The real scandal, of course, is not two questionable signatures on the HOOPs petition. It is the repeated abuse of public money to mislead ministers, MPs, the media and even members of the general public who may stumble upon this pathetic propaganda.
I should add that my letter to the DH concluded as follows:
I would like to put the complaints that you have received into context. You have outlined five very specific incidents that, as outlined above, we were disturbed to hear about and have treated seriously, as I trust this [five-page] letter demonstrates. These have been received in the context of almost a quarter of a million signatures, submitted by Forest, opposing plain packaging. The scale of the public response against standardised packaging of tobacco products has therefore been nothing short of overwhelming, and I hope you will not lose sight of that.
PS. All correspondence between Forest and the Department of Health between June to October 2012 has now been released under Freedom of Information.
To access it you have to visit the DH website and click FOI disclosure log.

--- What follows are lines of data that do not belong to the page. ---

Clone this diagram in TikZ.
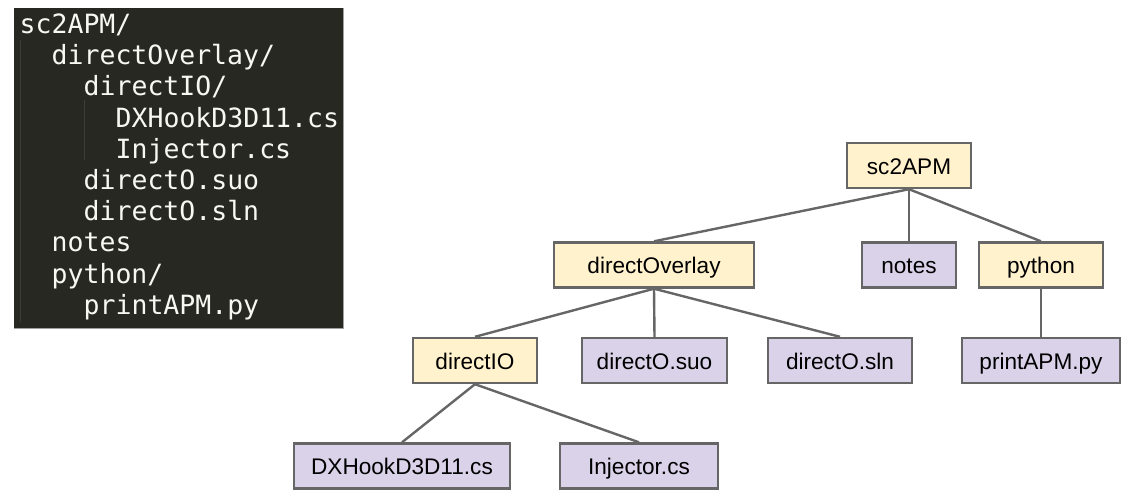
\documentclass[tikz,border=0pt]{standalone}
\usepackage{fontspec}
\setmainfont{Liberation Sans}
\newfontfamily\codefont{DejaVu Sans Mono}
\definecolor{monobg}{HTML}{272822}
\definecolor{monofg}{HTML}{F8F8F2}
\definecolor{guidecol}{HTML}{3E3D35}
\definecolor{panelrim}{HTML}{A0A0A0}
\definecolor{dirfill}{HTML}{FFF2CC}
\definecolor{filefill}{HTML}{D9D2E9}
\definecolor{edgecol}{HTML}{666666}
\begin{document}
\begin{tikzpicture}[x=1pt,y=-1pt,
  box/.style={draw=edgecol, line width=2.4pt, inner sep=0pt, minimum height=45pt,
    text height=20pt, text depth=3pt, font=\fontsize{22.6}{26}\selectfont, text=black},
  dirbox/.style={box, fill=dirfill},
  filebox/.style={box, fill=filefill},
  link/.style={draw=edgecol, line width=2.4pt},
  codeline/.style={anchor=base west, inner sep=0pt, text=monofg,
    font=\codefont\fontsize{26.5}{31}\selectfont},
]
\useasboundingbox (0,0) rectangle (1136,496);

% code panel
\fill[monobg] (14,8) rectangle (343,328);
\draw[panelrim, line width=1pt] (343,8) -- (343,328) -- (14,328);
\draw[guidecol, line width=1pt] (20.5,40) -- (20.5,322);
\draw[guidecol, line width=1pt] (84.5,100) -- (84.5,160);

\node[codeline] (c0) at (19.5,33.5) {sc2APM/};
\node[codeline] (c1) at (51.5,64.7) {directOverlay/};
\node[codeline] (c2) at (83.5,95.9) {directIO/};
\node[codeline] (c3) at (115.5,127.1) {DXHookD3D11.cs};
\node[codeline] (c4) at (115.5,158.3) {Injector.cs};
\node[codeline] (c5) at (83.5,189.5) {directO.suo};
\node[codeline] (c6) at (83.5,220.7) {directO.sln};
\node[codeline] (c7) at (51.5,251.9) {notes};
\node[codeline] (c8) at (51.5,283.1) {python/};
\node[codeline] (c9) at (83.5,314.3) {printAPM.py};

% tree
\node[dirbox, minimum width=123.6pt] (root) at (909,165.5) {sc2APM};
\node[dirbox, minimum width=199.6pt] (overlay) at (654,265) {directOverlay};
\node[filebox, minimum width=93.6pt] (notes) at (909,265) {notes};
\node[dirbox, minimum width=123.6pt] (python) at (1041,265) {python};
\node[dirbox, minimum width=123.6pt] (dio) at (475,360.5) {directIO};
\node[filebox, minimum width=144.6pt] (suo) at (654.5,360.5) {directO.suo};
\node[filebox, minimum width=143.6pt] (sln) at (840,360.5) {directO.sln};
\node[filebox, minimum width=157.6pt] (printapm) at (1041,360.5) {printAPM.py};
\node[filebox, minimum width=215.6pt] (dxhook) at (402,466) {DXHookD3D11.cs};
\node[filebox, minimum width=157.6pt] (injector) at (639,466) {Injector.cs};

\draw[link] (root.south) -- (overlay.north);
\draw[link] (root.south) -- (notes.north);
\draw[link] (root.south) -- (python.north);
\draw[link] (overlay.south) -- (dio.north);
\draw[link] (overlay.south) -- (suo.north);
\draw[link] (overlay.south) -- (sln.north);
\draw[link] (python.south) -- (printapm.north);
\draw[link] (dio.south) -- (dxhook.north);
\draw[link] (dio.south) -- (injector.north);
\end{tikzpicture}
\end{document}
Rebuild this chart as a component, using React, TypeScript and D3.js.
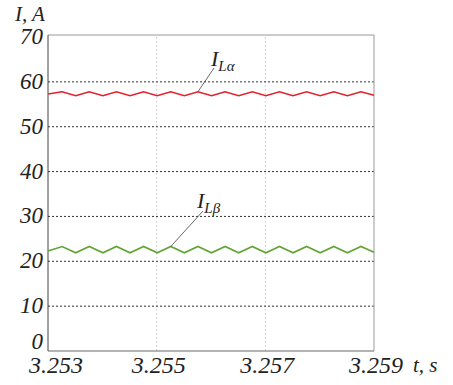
import React from 'react';
import * as d3 from 'd3';

// time stamps of the ripple turning points (s)
const times = [
  3.253, 3.25326, 3.25351, 3.25376, 3.25401, 3.25426, 3.25451, 3.25476, 3.25501,
  3.25526, 3.25551, 3.25576, 3.25601, 3.25626, 3.25651, 3.25676, 3.25701,
  3.25726, 3.25751, 3.25776, 3.25801, 3.25826, 3.25851, 3.25876, 3.259,
];
// I_Lα (A)
const iLa = [
  57.3, 57.8, 56.9, 57.8, 56.9, 57.8, 56.9, 57.8, 56.9, 57.8, 56.9, 57.8, 56.9,
  57.8, 56.9, 57.8, 56.9, 57.8, 56.9, 57.8, 56.9, 57.8, 56.9, 57.8, 57.0,
];
// I_Lβ (A)
const iLb = [
  22.3, 23.3, 21.9, 23.3, 21.9, 23.3, 21.9, 23.3, 21.9, 23.3, 21.9, 23.3, 21.9,
  23.3, 21.9, 23.3, 21.9, 23.3, 21.9, 23.3, 21.9, 23.3, 21.9, 23.3, 22.0,
];
const yTicks = [0, 10, 20, 30, 40, 50, 60, 70];
const xTicks = [3.253, 3.255, 3.257, 3.259];

const left = 48;
const right = 374;
const top = 37;
const bottom = 351;
const serif = "'Times New Roman', 'Liberation Serif', Tinos, serif";

export default function App() {
  const x = d3.scaleLinear().domain([3.253, 3.259]).range([left, right]);
  const y = d3.scaleLinear().domain([0, 70]).range([bottom, top]);
  const line = d3.line<number>()
    .x((_, i) => x(times[i]))
    .y(d => y(d));

  const txt = { fontFamily: serif, fontStyle: 'italic', fill: '#222' } as const;

  return (
    <svg width={453} height={385} style={{ position: 'absolute', left: 0, top: 0, background: '#fff' }}>
      {/* vertical grid */}
      {xTicks.slice(1, -1).map(t => (
        <line key={t} x1={x(t)} x2={x(t)} y1={y(70)} y2={y(0)}
          stroke="#c8c8c8" strokeDasharray="1.5,2.5" strokeWidth={1} />
      ))}
      {/* horizontal grid */}
      {yTicks.slice(1, -1).map(v => (
        <line key={v} x1={left} x2={right} y1={y(v)} y2={y(v)}
          stroke="#333" strokeDasharray="2,2" strokeWidth={1} />
      ))}
      {/* frame */}
      <line x1={left} x2={right} y1={top - 2} y2={top - 2} stroke="#999" />
      <line x1={right} x2={right} y1={top - 2} y2={bottom} stroke="#999" />
      <line x1={left} x2={left} y1={top - 2} y2={bottom} stroke="#444" />
      <line x1={left} x2={right} y1={bottom} y2={bottom} stroke="#666" />

      <path d={line(iLa) || ''} fill="none" stroke="#e3202b" strokeWidth={1.5} />
      <path d={line(iLb) || ''} fill="none" stroke="#62a434" strokeWidth={1.6} />

      {/* y tick labels */}
      {yTicks.map(v => (
        <text key={v} x={left - 5} y={v === 0 ? y(v) - 2 : y(v) + 7} textAnchor="end"
          style={{ ...txt, fontSize: 23 }}>{v}</text>
      ))}
      <text x={15} y={21} style={{ ...txt, fontSize: 21 }}>I, A</text>

      {/* x tick labels */}
      {xTicks.map((t, i) => (
        <text key={t} x={x(t) + (i === 0 ? 8 : 2)} y={373} textAnchor="middle"
          style={{ ...txt, fontSize: 24 }}>{t.toFixed(3)}</text>
      ))}
      <text x={413} y={372} style={{ ...txt, fontSize: 21 }}>t, s</text>

      {/* annotations */}
      <line x1={x(3.25576)} y1={y(57.8)} x2={214} y2={68} stroke="#444" strokeWidth={0.8} />
      <text x={211} y={66} style={{ ...txt, fontSize: 22 }}>
        I<tspan style={{ fontSize: 15 }} dy={5}>Lα</tspan>
      </text>
      <line x1={x(3.25526)} y1={y(23.3)} x2={203} y2={211} stroke="#444" strokeWidth={0.8} />
      <text x={197} y={208} style={{ ...txt, fontSize: 22 }}>
        I<tspan style={{ fontSize: 15 }} dy={5}>Lβ</tspan>
      </text>
    </svg>
  );
}
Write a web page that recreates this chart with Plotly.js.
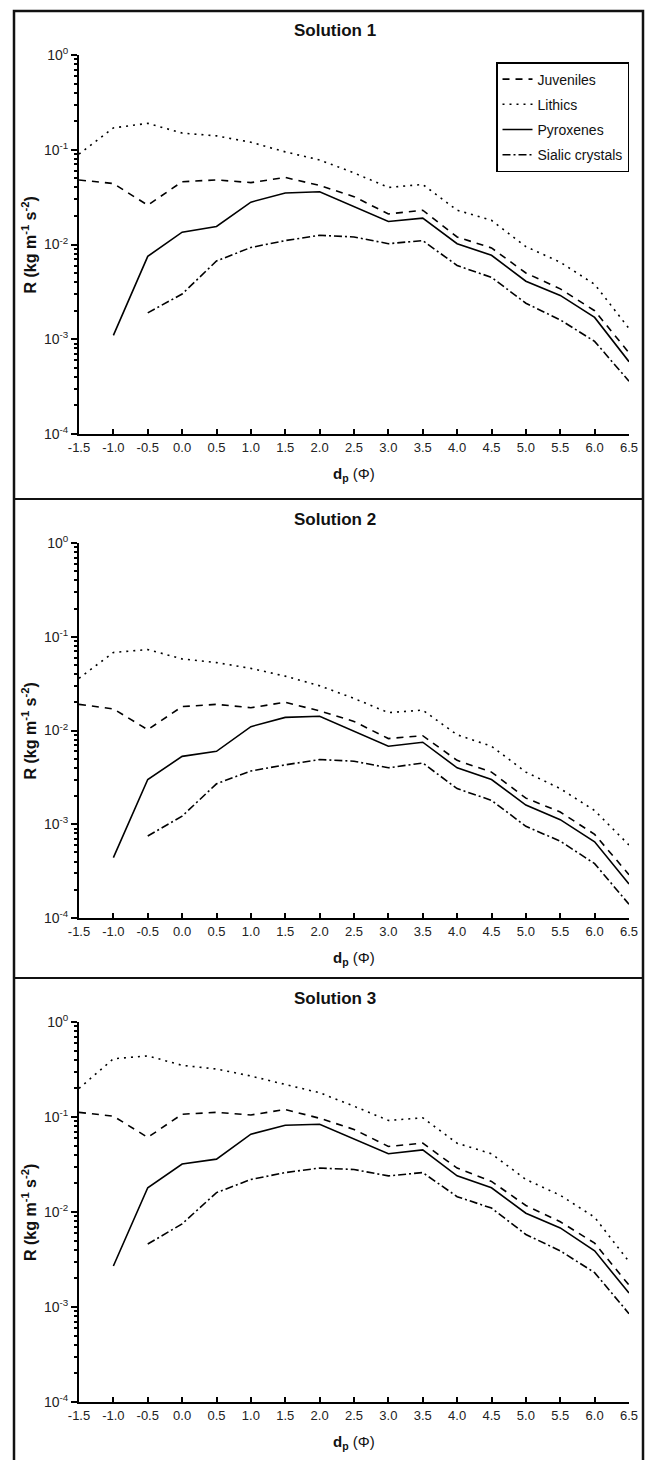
<!DOCTYPE html>
<html>
<head>
<meta charset="utf-8">
<script src="https://cdn.plot.ly/plotly-3.0.1.min.js"></script>
<style>html,body{margin:0;padding:0;background:#fff;}#chart{width:650px;height:1460px;}</style>
</head>
<body>
<div id="chart"></div>
<script>
// ---- data ----
const PHI = [-1.5,-1.0,-0.5,0.0,0.5,1.0,1.5,2.0,2.5,3.0,3.5,4.0,4.5,5.0,5.5,6.0,6.5];
const PHI_LABELS = ['-1.5','-1.0','-0.5','0.0','0.5','1.0','1.5','2.0','2.5','3.0','3.5','4.0','4.5','5.0','5.5','6.0','6.5'];
const SERIES = ['Juveniles','Lithics','Pyroxenes','Sialic crystals'];
const PANEL_TITLES = ['Solution 1','Solution 2','Solution 3'];
const Y_TICKVALS = [1e-4,1e-3,1e-2,1e-1,1];
const Y_TICKTEXT = ['10<sup>-4</sup>','10<sup>-3</sup>','10<sup>-2</sup>','10<sup>-1</sup>','10<sup>0</sup>'];

// Solution 1
const s1_juveniles = [0.048,0.044,0.026,0.046,0.048,0.045,0.051,0.042,0.032,0.021,0.023,0.012,0.0092,0.005,0.0034,0.002,0.00072];
const s1_lithics   = [0.09,0.17,0.19,0.15,0.14,0.12,0.095,0.078,0.057,0.04,0.043,0.023,0.018,0.0095,0.0065,0.0038,0.0013];
const s1_pyroxenes = [null,0.0011,0.0075,0.0135,0.0155,0.028,0.035,0.036,0.025,0.0175,0.019,0.0102,0.0077,0.0041,0.0029,0.0017,0.00058];
const s1_sialic    = [null,null,0.0019,0.003,0.0067,0.0093,0.011,0.0125,0.012,0.0102,0.011,0.006,0.0045,0.0024,0.0016,0.00095,0.00036];
// Solution 2
const s2_juveniles = [0.019,0.017,0.0102,0.018,0.019,0.0175,0.02,0.0162,0.0125,0.0082,0.0088,0.0048,0.0036,0.0019,0.00135,0.00078,0.00029];
const s2_lithics   = [0.036,0.068,0.073,0.058,0.053,0.046,0.038,0.03,0.022,0.0155,0.0165,0.009,0.0068,0.0036,0.0024,0.0014,0.0006];
const s2_pyroxenes = [null,0.00044,0.003,0.0053,0.006,0.011,0.0138,0.0142,0.0098,0.0068,0.0075,0.004,0.003,0.0016,0.00112,0.00065,0.00023];
const s2_sialic    = [null,null,0.00075,0.00122,0.0027,0.0037,0.0043,0.0049,0.0047,0.004,0.0045,0.0024,0.0018,0.00095,0.00066,0.00038,0.00014];
// Solution 3
const s3_juveniles = [0.112,0.102,0.061,0.107,0.112,0.105,0.12,0.097,0.074,0.049,0.053,0.029,0.021,0.0117,0.0079,0.0047,0.0017];
const s3_lithics   = [0.2,0.41,0.44,0.35,0.32,0.27,0.22,0.18,0.13,0.092,0.098,0.053,0.041,0.022,0.015,0.0088,0.003];
const s3_pyroxenes = [null,0.0027,0.018,0.032,0.036,0.066,0.082,0.084,0.059,0.041,0.045,0.024,0.018,0.0097,0.0068,0.0039,0.0014];
const s3_sialic    = [null,null,0.0046,0.0075,0.016,0.022,0.026,0.029,0.028,0.024,0.026,0.0145,0.011,0.0058,0.0039,0.0023,0.00085];

const PANELS = [
  [s1_juveniles,s1_lithics,s1_pyroxenes,s1_sialic],
  [s2_juveniles,s2_lithics,s2_pyroxenes,s2_sialic],
  [s3_juveniles,s3_lithics,s3_pyroxenes,s3_sialic]
];

// ---- styling / layout ----
const W = 650, H = 1460;
const FONT = 'Liberation Sans, Arial, Helvetica, sans-serif';
const DASHES = ['7px,6px','2px,5px','solid','8px,3px,2px,3px'];
const px = v => v / W;
const py = v => 1 - v / H;
// plot area pixel bounds per panel [top, bottom]
const AX_Y = [[55,434],[543,918],[1022,1402]];
const AX_X = [79,629];

const data = [];
PANELS.forEach((panel, p) => {
  panel.forEach((ys, s) => {
    data.push({
      type: 'scatter', mode: 'lines', x: PHI, y: ys,
      name: SERIES[s], legendgroup: SERIES[s], showlegend: p === 0,
      xaxis: p === 0 ? 'x' : 'x' + (p + 1),
      yaxis: p === 0 ? 'y' : 'y' + (p + 1),
      line: {color: '#000', width: 1.6, dash: DASHES[s]},
      hoverinfo: 'skip'
    });
  });
});

// minor tick positions for the log axis (2..9 in each decade)
const minorVals = [];
for (let e = -4; e < 0; e++) for (let m = 2; m <= 9; m++) minorVals.push(m * Math.pow(10, e));

const layout = {
  width: W, height: H,
  margin: {l: 0, r: 0, t: 0, b: 0},
  paper_bgcolor: '#fff', plot_bgcolor: '#fff',
  font: {family: FONT, color: '#222', size: 12},
  showlegend: true,
  legend: {
    x: px(496), y: py(62), xanchor: 'left', yanchor: 'top',
    bgcolor: '#fff', bordercolor: '#000', borderwidth: 1.5,
    font: {family: FONT, size: 14, color: '#111'},
    traceorder: 'grouped', tracegroupgap: 4, itemwidth: 30
  },
  annotations: [],
  shapes: [
    {type: 'rect', xref: 'paper', yref: 'paper', x0: px(14), x1: px(643), y0: py(1462), y1: py(11), line: {color: '#111', width: 2.5}},
    {type: 'line', xref: 'paper', yref: 'paper', x0: px(14), x1: px(643), y0: py(499), y1: py(499), line: {color: '#111', width: 2}},
    {type: 'line', xref: 'paper', yref: 'paper', x0: px(14), x1: px(643), y0: py(978), y1: py(978), line: {color: '#111', width: 2}}
  ]
};

for (let p = 0; p < 3; p++) {
  const xa = p === 0 ? 'xaxis' : 'xaxis' + (p + 1);
  const ya = p === 0 ? 'yaxis' : 'yaxis' + (p + 1);
  const xid = p === 0 ? 'x' : 'x' + (p + 1);
  const yid = p === 0 ? 'y' : 'y' + (p + 1);
  const [top, bot] = AX_Y[p];
  layout[xa] = {
    domain: [px(AX_X[0]), px(AX_X[1])], anchor: yid,
    range: [-1.5, 6.5], tickmode: 'array', tickvals: PHI, ticktext: PHI_LABELS,
    ticks: 'inside', ticklen: 5, tickwidth: 2, tickcolor: '#000',
    showline: true, linecolor: '#000', linewidth: 2,
    showgrid: false, zeroline: false,
    tickfont: {family: FONT, size: 13, color: '#222'}
  };
  layout[ya] = {
    domain: [py(bot), py(top)], anchor: xid,
    type: 'log', range: [-4, 0], tickmode: 'array',
    tickvals: Y_TICKVALS, ticktext: Y_TICKTEXT,
    ticks: 'outside', ticklen: 6, tickwidth: 2, tickcolor: '#000',
    showline: true, linecolor: '#000', linewidth: 2,
    showgrid: false, zeroline: false,
    tickfont: {family: FONT, size: 14, color: '#222'}
  };
  // overlay axis carrying the minor ticks
  layout['yaxis' + (p + 4)] = {
    overlaying: yid, anchor: xid, side: 'left',
    type: 'log', range: [-4, 0], tickmode: 'array',
    tickvals: minorVals, ticktext: minorVals.map(() => ''), showticklabels: false,
    ticks: 'outside', ticklen: 4, tickwidth: 2, tickcolor: '#000',
    showline: false, showgrid: false, zeroline: false
  };
  // panel title
  layout.annotations.push({
    xref: 'paper', yref: 'paper', x: px(335), y: py(top - 24),
    xanchor: 'center', yanchor: 'middle', showarrow: false,
    text: '<b>' + PANEL_TITLES[p] + '</b>', font: {family: FONT, size: 17, color: '#111'}
  });
  // x title
  layout.annotations.push({
    xref: 'paper', yref: 'paper', x: px(354), y: py(bot + 40),
    xanchor: 'center', yanchor: 'middle', showarrow: false,
    text: '<b>d<sub>p</sub></b> (Φ)', font: {family: FONT, size: 15, color: '#111'}
  });
  // y title
  layout.annotations.push({
    xref: 'paper', yref: 'paper', x: px(29), y: py((top + bot) / 2),
    xanchor: 'center', yanchor: 'middle', showarrow: false, textangle: -90,
    text: '<b>R (kg m<sup>-1</sup> s<sup>-2</sup>)</b>', font: {family: FONT, size: 16, color: '#111'}
  });
}

// invisible helper traces so the minor-tick overlay axes are drawn
for (let p = 0; p < 3; p++) {
  data.push({
    type: 'scatter', mode: 'markers', x: [0], y: [0.5],
    xaxis: p === 0 ? 'x' : 'x' + (p + 1), yaxis: 'y' + (p + 4),
    marker: {opacity: 0, size: 1}, showlegend: false, hoverinfo: 'skip'
  });
}

Plotly.newPlot('chart', data, layout, {displayModeBar: false});
</script>
</body>
</html>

Then you have to "email your request for a FOI release, or write to the Department of Health. Please include both the reference number and subject details of the FOI release in your request".
Freedom of information? They don't make it easy, do they?!
Reader Comments (6)
What I find most alarming about all this is that we seem to drifting into "Government by Petition". Who can get the most signatures or who can get the most responses to a "consultation". There is to be a "consultation" about minimum pricing of alcohol. What useful purpose will this serve?
I do not trust Britton or Arnott at all. I would like to believe that the obvious dishonesty attached to this campaign will highlight the deep vein of politically motivated mendacity that runs through the entire public health industry. That unfortunately would take courage on behalf of our elected representatives so, despite the dwindling public support for these people, I believe that they will continue to get away with behaviour that would see them fired or worse if they worked in a more reputable sector. Britton was ultimately responsible for the text that encouraged people to sign multiple petitions and had he been a politician or a corporate executive, he would be out of a job by now. Why are these people allowed to get away with what others are not? Are they accountable to anyone at all?
Every single dirty scam they have pulled to enforce their ideological nonsense on a public that has made clear they don't want it has been logged and will be useful when a public inquiry is held into the corruption and fraud committed by these groups with public money.
There must be a public inquiry if the minority of smokerphobics get their way and they must be exposed. Where criminal action in misleading the public and Govt has been committed in terms of their fraud, they must be held to account and prosecuted.
Watch even more people walk in and sign up as members of UKIP if Govt really humours this madness. The Tories just can't wait to give their votes away.
It really is hard not to descend into rage, but was to be expected, as you say. I hope we have some ears in the House that can be made aware of and expose these tactics and false allegations as part of the 'balanced' debate there will be before it becomes law, as we know it will. Slightly off subject, but same will apply to minimum pricing, as we predicted. Any chance the idiots in the pub industry will realise that this, without something like , err, concessions to separate smoking areas INSIDE pubs will kill off even more of their trade? It's time the hospitality industry woke up to what they could gain by getting behind us, instead of continuing to delude themselves. The pubs did NOT fill up with new non smoking customers, and nor will they when supermarkets can't do 'deals'. There are thousands of us who would like to return to the pub. Time they did something to get us in ...
@Pat Nurse
The Government WANT to be misled, and they have a long record of paying people to do just that
Please carry on with the fight Simon we are all behind you for sure!